Cultural Ecology of Bear Baiting in North America

Authors: Ryan Lennon*,
Topics: Animal Geographies, Cultural Ecology, Biogeography
Keywords: Animal geography, cultural ecology
Session Type: Paper
Day: 4/14/2018
Start / End Time: 8:00 AM / 9:40 AM
Room: Maurepas, Sheraton, 3rd Floor
Presentation File: No File Uploaded

Human attitudes toward nature can be shown to be related to hunting policy. What I hope to show is that bear hunting policy and practices in North America have been related to cultural traditions in ways that are unrelated to environmental conservation policy in the United States and Canada. Currently, bear baiting is a practice that is only legal in 5 states in the United States. Historically, it has been done in many more geographic areas and historical records suggest that it first started in England.
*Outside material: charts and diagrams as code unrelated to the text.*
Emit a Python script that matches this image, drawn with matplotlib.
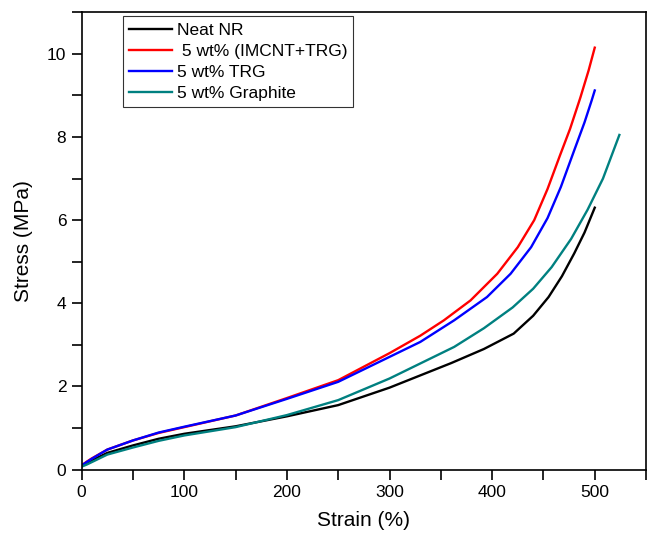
import matplotlib.pyplot as plt
from matplotlib.ticker import MultipleLocator

plt.rcParams['font.family'] = ['Liberation Sans', 'DejaVu Sans']

# Data (strain %, stress MPa)
strain_nr = [0, 5, 10, 25, 50, 75, 100, 150, 200, 250, 300, 360, 392, 421, 440, 455, 468, 480, 490, 500]
stress_nr = [0.08, 0.15, 0.22, 0.40, 0.58, 0.74, 0.86, 1.04, 1.28, 1.55, 1.97, 2.56, 2.90, 3.27, 3.70, 4.15, 4.65, 5.20, 5.70, 6.30]

strain_hyb = [0, 5, 10, 25, 50, 75, 100, 150, 200, 250, 300, 330, 353, 379, 405, 425, 441, 454, 466, 476, 486, 494, 500]
stress_hyb = [0.10, 0.19, 0.27, 0.48, 0.70, 0.88, 1.02, 1.30, 1.72, 2.15, 2.80, 3.22, 3.59, 4.07, 4.71, 5.35, 6.00, 6.75, 7.55, 8.20, 8.95, 9.60, 10.15]

strain_trg = [0, 5, 10, 25, 50, 75, 100, 150, 200, 250, 300, 330, 363, 395, 418, 438, 454, 467, 480, 490, 497, 500]
stress_trg = [0.10, 0.18, 0.26, 0.48, 0.70, 0.89, 1.03, 1.30, 1.70, 2.11, 2.71, 3.07, 3.59, 4.15, 4.71, 5.35, 6.05, 6.80, 7.68, 8.35, 8.88, 9.12]

strain_gr = [0, 5, 10, 25, 50, 75, 100, 150, 200, 250, 300, 363, 392, 420, 440, 458, 477, 493, 508, 524]
stress_gr = [0.07, 0.12, 0.18, 0.36, 0.53, 0.69, 0.82, 1.02, 1.31, 1.67, 2.19, 2.95, 3.40, 3.90, 4.35, 4.87, 5.55, 6.25, 7.00, 8.05]

labels = ['Neat NR', ' 5 wt% (IMCNT+TRG)', '5 wt% TRG', '5 wt% Graphite']
colors = ['black', 'red', 'blue', '#008080']

fig = plt.figure(figsize=(6.48, 5.36), dpi=100)
ax = fig.add_axes([0.126, 0.124, 0.871, 0.853])

series = [(strain_nr, stress_nr), (strain_hyb, stress_hyb),
          (strain_trg, stress_trg), (strain_gr, stress_gr)]
for (x, y), lab, c in zip(series, labels, colors):
    ax.plot(x, y, color=c, lw=1.7, label=lab)

ax.set_xlim(0, 550)
ax.set_ylim(0, 11)
ax.xaxis.set_major_locator(MultipleLocator(100))
ax.xaxis.set_minor_locator(MultipleLocator(50))
ax.yaxis.set_major_locator(MultipleLocator(2))
ax.yaxis.set_minor_locator(MultipleLocator(1))
ax.tick_params(which='both', direction='out', length=7, width=1.2,
               top=False, right=False, labelsize=12.5, pad=4)
for s in ax.spines.values():
    s.set_linewidth(1.2)

ax.set_xlabel('Strain (%)', fontsize=15, labelpad=8)
ax.set_ylabel('Stress (MPa)', fontsize=15, labelpad=10)

leg = ax.legend(loc='upper left', bbox_to_anchor=(0.073, 0.991), fontsize=12.5,
                frameon=True, fancybox=False, handlelength=2.5,
                handletextpad=0.25, borderpad=0.35, labelspacing=0.35,
                borderaxespad=0)
leg.get_frame().set_edgecolor('black')
leg.get_frame().set_linewidth(0.8)

fig.savefig('out.png', dpi=100)
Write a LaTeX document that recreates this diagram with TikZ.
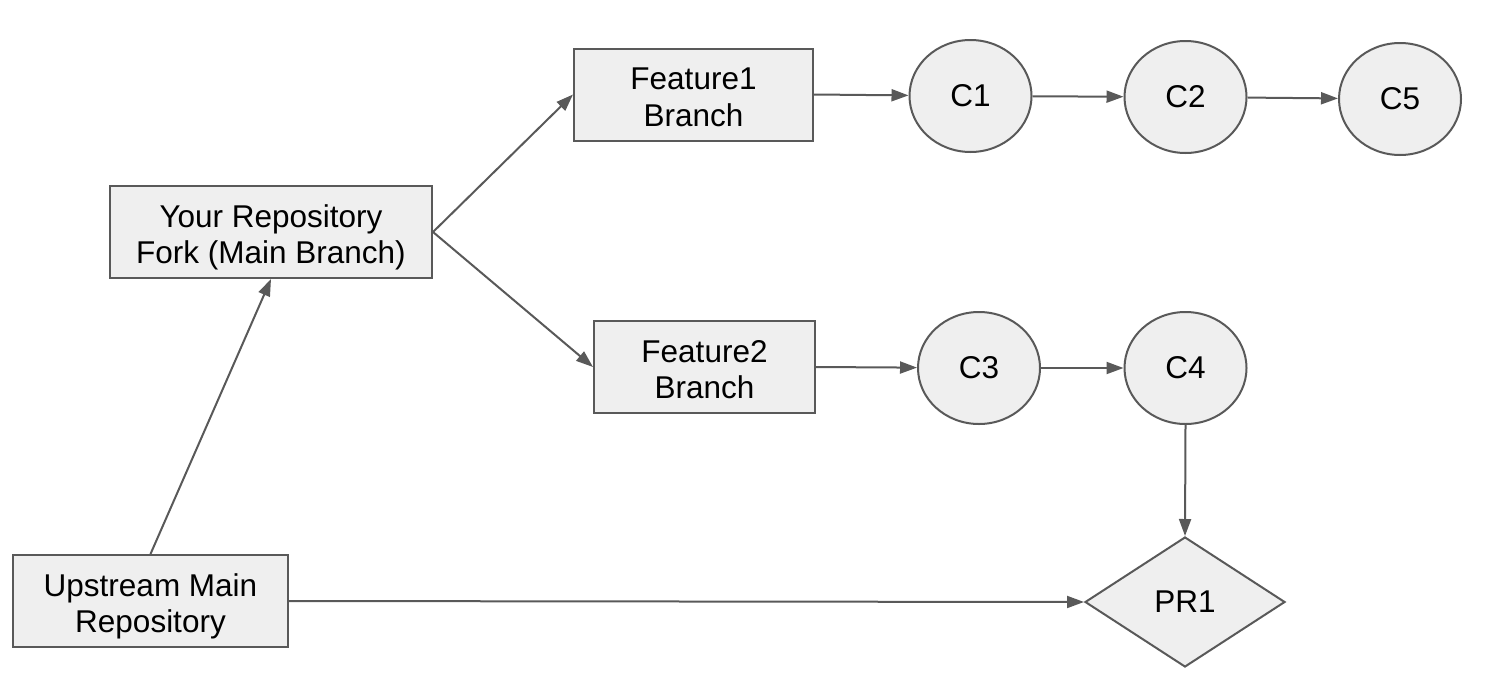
\documentclass[tikz,border=0pt]{standalone}
\usepackage{fontspec}
\setmainfont{Liberation Sans}
\usetikzlibrary{arrows.meta,shapes.geometric}
\definecolor{edge}{HTML}{595959}
\definecolor{shade}{HTML}{EFEFEF}
\tikzset{
  base/.style={draw=edge, fill=shade, line width=2pt, inner sep=0pt,
    font=\fontsize{31.5}{36.5}\selectfont, align=center, text=black},
  % two-line labels: struts at the last baseline even out the text block
  box/.style={base, rectangle,
    execute at begin node={\rule{0pt}{70pt}},
    execute at end node={\rule[-0.21em]{0pt}{0pt}}},
  commit/.style={base, ellipse, minimum width=122pt, minimum height=112pt},
  pr/.style={base, diamond, minimum width=200pt, minimum height=130pt, aspect=1.54},
  link/.style={draw=edge, line width=2pt, -{Triangle[length=17pt,width=12pt]}},
}
\begin{document}
\begin{tikzpicture}[x=1pt,y=-1pt]
  \useasboundingbox (0,0) rectangle (1498,696);

  % branch and repository boxes
  \node[box, minimum width=275pt, minimum height=92pt] (up) at (150.5,601) {Upstream Main\\Repository};
  \node[box, minimum width=322pt, minimum height=92pt] (fork) at (271,232) {Your Repository\\Fork (Main Branch)};
  \node[box, minimum width=239pt, minimum height=92pt] (f1) at (693.5,94.5) {Feature1\\Branch};
  \node[box, minimum width=221pt, minimum height=92pt] (f2) at (704.5,367) {Feature2\\Branch};

  % commits
  \node[commit] (c1) at (970.5,96) {C1};
  \node[commit] (c2) at (1185.5,97) {C2};
  \node[commit] (c5) at (1400,99) {C5};
  \node[commit] (c3) at (979,368) {C3};
  \node[commit] (c4) at (1185.5,368) {C4};

  % pull request
  \node[pr] (pr1) at (1185,602) {PR1};

  % connectors
  \draw[link] (up.north) -- (fork.south);
  \draw[link] (fork.east) -- (f1.west);
  \draw[link] (fork.east) -- (f2.west);
  \draw[link] (f1.east) -- (c1);
  \draw[link] (c1) -- (c2);
  \draw[link] (c2) -- (c5);
  \draw[link] (f2.east) -- (c3);
  \draw[link] (c3) -- (c4);
  \draw[link] (c4.south) -- (pr1.north);
  \draw[link] (up.east) -- (pr1.west);
\end{tikzpicture}
\end{document}
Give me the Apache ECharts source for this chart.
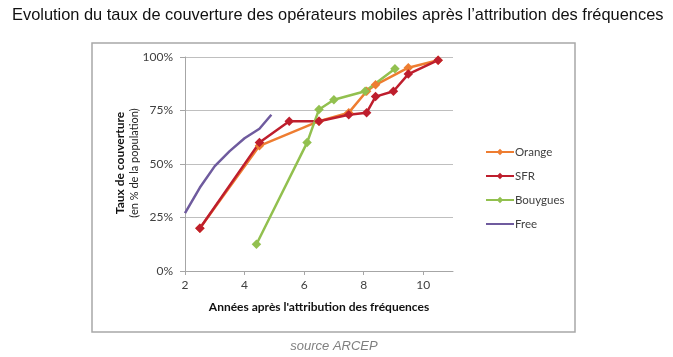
<!DOCTYPE html>
<html><head><meta charset="utf-8">
<script src="https://cdn.jsdelivr.net/npm/echarts@6/dist/echarts.min.js"></script>
<style>html,body{margin:0;padding:0;background:#fff}#c{width:673px;height:357px}</style>
</head><body><div id="c"></div>
<script>
const title = "Evolution du taux de couverture des opérateurs mobiles après l’attribution des fréquences";
const xName = "Années après l'attribution des fréquences";
const yName1 = "Taux de couverture";
const yName2 = "(en % de la population)";
const sourceText = "source ARCEP";
const seriesNames = ["Orange", "SFR", "Bouygues", "Free"];
const orangeData = [[2.5,20],[4.5,58.5],[6.5,70],[7.5,74],[8.1,84],[8.4,87],[9.5,95],[10.5,98.5]];
const sfrData = [[2.5,20],[4.5,60],[5.5,70],[6.5,70],[7.5,73],[8.1,74],[8.4,81.5],[9.0,84],[9.5,92],[10.5,98.5]];
const bouyguesData = [[4.4,12.5],[6.1,60],[6.5,75.5],[7.0,80],[8.05,84],[9.05,94.5]];
const freeData = [[2.0,27],[2.5,39],[3.0,49],[3.5,56],[4.0,62],[4.5,66.5],[4.9,73]];
const xTicks = [2,4,6,8,10];
const yTicks = [0,25,50,75,100];

const colors = ["#EE7D31", "#BE1E2D", "#92C04F", "#6F5B9E"];
const font = "Lato, 'Open Sans', sans-serif";
const chart = echarts.init(document.getElementById('c'), null, {renderer:'canvas'});
function mk(name, data, color, sym){
  return {name, type:'line', data, color, lineStyle:{width:2.5, color},
    symbol: sym ? 'diamond' : 'none', symbolSize: 9.5, showSymbol: !!sym,
    itemStyle:{color}, z: 2};
}
chart.setOption({
  animation:false,
  textStyle:{fontFamily:font},
  title:{text:title, left:7, top:2, textStyle:{fontFamily:"'Liberation Sans', Arial, sans-serif", fontSize:16.4, fontWeight:'normal', color:'#111'}},
  grid:{left:185, right:220, top:57, bottom:86},
  legend:{orient:'vertical', left:480, top:141, itemWidth:28, itemHeight:8, itemGap:12,
    textStyle:{fontFamily:font, fontSize:11.5, color:'#404040', padding:[0,0,0,-4]},
    data: [seriesNames[0], seriesNames[1], seriesNames[2], {name:seriesNames[3], itemStyle:{opacity:0}}]},
  xAxis:{type:'value', min:xTicks[0], max:11, interval:2,
    axisLine:{show:true, lineStyle:{color:'#A6A6A6'}}, axisTick:{show:true, length:4, lineStyle:{color:'#A6A6A6'}},
    splitLine:{show:false},
    axisLabel:{color:'#404040', fontSize:12, fontFamily:font, margin:8, showMaxLabel:false,
      formatter:v=> xTicks.includes(v) ? String(v) : ''},
    name:xName, nameLocation:'middle', nameGap:30,
    nameTextStyle:{fontFamily:font, fontWeight:'bold', fontSize:12, color:'#111'}},
  yAxis:{type:'value', min:yTicks[0], max:yTicks[yTicks.length-1], interval:25,
    axisLine:{show:true, lineStyle:{color:'#A6A6A6'}}, axisTick:{show:true, length:5, lineStyle:{color:'#A6A6A6'}},
    splitLine:{show:true, lineStyle:{color:'#BFBFBF', width:1}},
    axisLabel:{color:'#404040', fontSize:12, fontFamily:font, margin:12, formatter:v=>v+'%'}},
  graphic:[
    {type:'rect', shape:{x:92, y:43, width:483, height:289}, style:{fill:'none', stroke:'#A8A8A8', lineWidth:1.5}, silent:true, z:-1},
    {type:'text', x:120, y:163, rotation:Math.PI/2, style:{text:yName1, fontFamily:font, fontWeight:'bold', fontSize:12, fill:'#111', align:'center', verticalAlign:'middle'}},
    {type:'text', x:134, y:163, rotation:Math.PI/2, style:{text:yName2, fontFamily:font, fontSize:11, fill:'#222', align:'center', verticalAlign:'middle'}},
    {type:'text', x:334, y:346, style:{text:sourceText, fontFamily:"'Liberation Sans', Arial, sans-serif", fontStyle:'italic', fontSize:13, fill:'#7F7F7F', align:'center', verticalAlign:'middle'}}
  ],
  series:[
    mk(seriesNames[0], orangeData, colors[0], true),
    mk(seriesNames[1], sfrData, colors[1], true),
    mk(seriesNames[2], bouyguesData, colors[2], true),
    mk(seriesNames[3], freeData, colors[3], false)
  ]
});
</script></body></html>
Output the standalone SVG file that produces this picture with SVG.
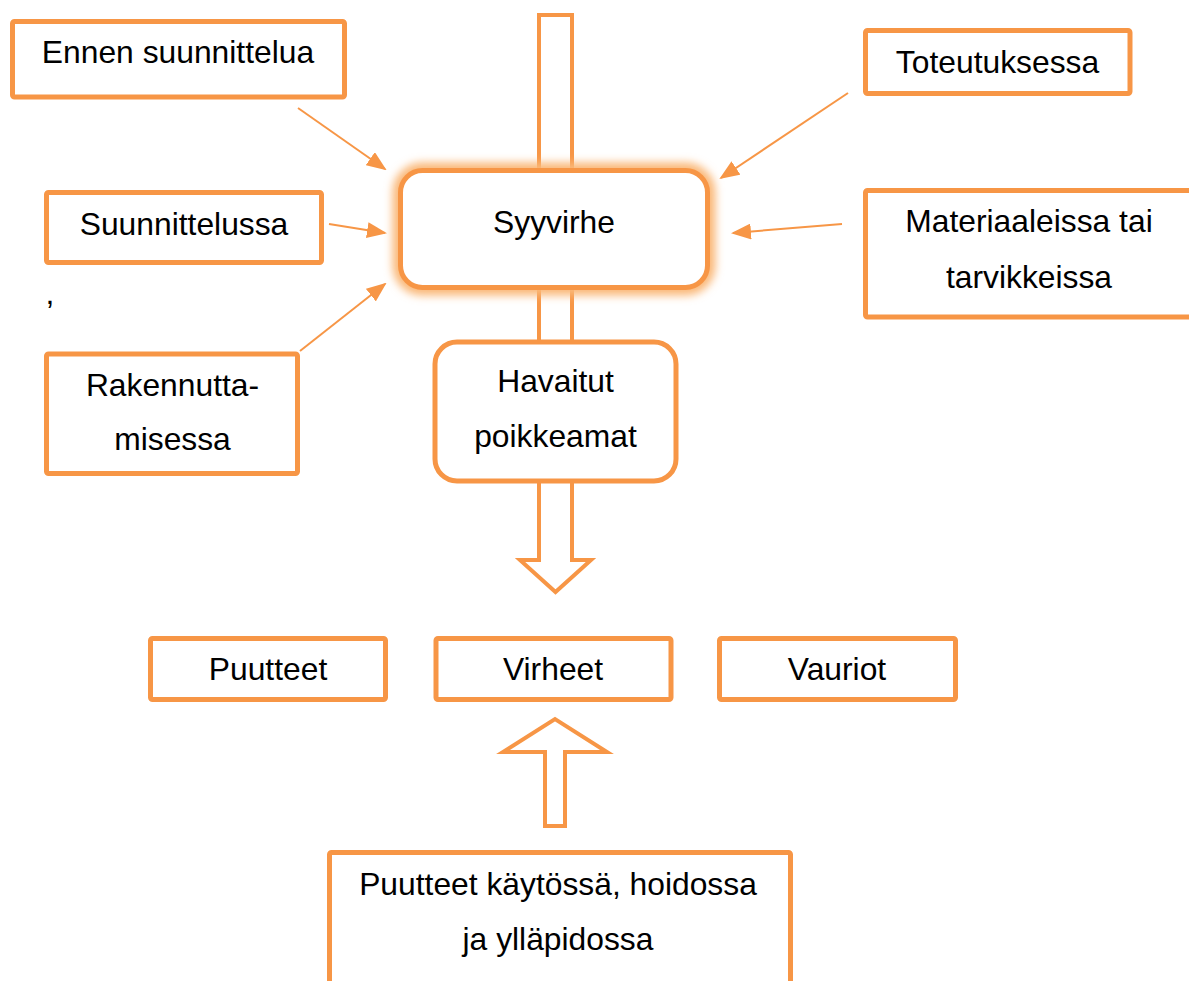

The movement of this tradition in American culture has also been closely tied to wolf hunting culture. In Wisconsin we see a unique case where wolf management policy is largely affected by bear hunting practices. What I hope to show is that the cultural ecology of bear hunting has been the cause for a recent increase in wolf depredations by performing spatial analysis of data obtained from state agencies as well as non-profit groups. I will be looking at the locations of bear baiting and comparing these with spatial information on wolf depredations. This analysis will show how bear baiting practices affect wolf populations and behavior in the wild, and can influence cultural attitudes toward wildlife.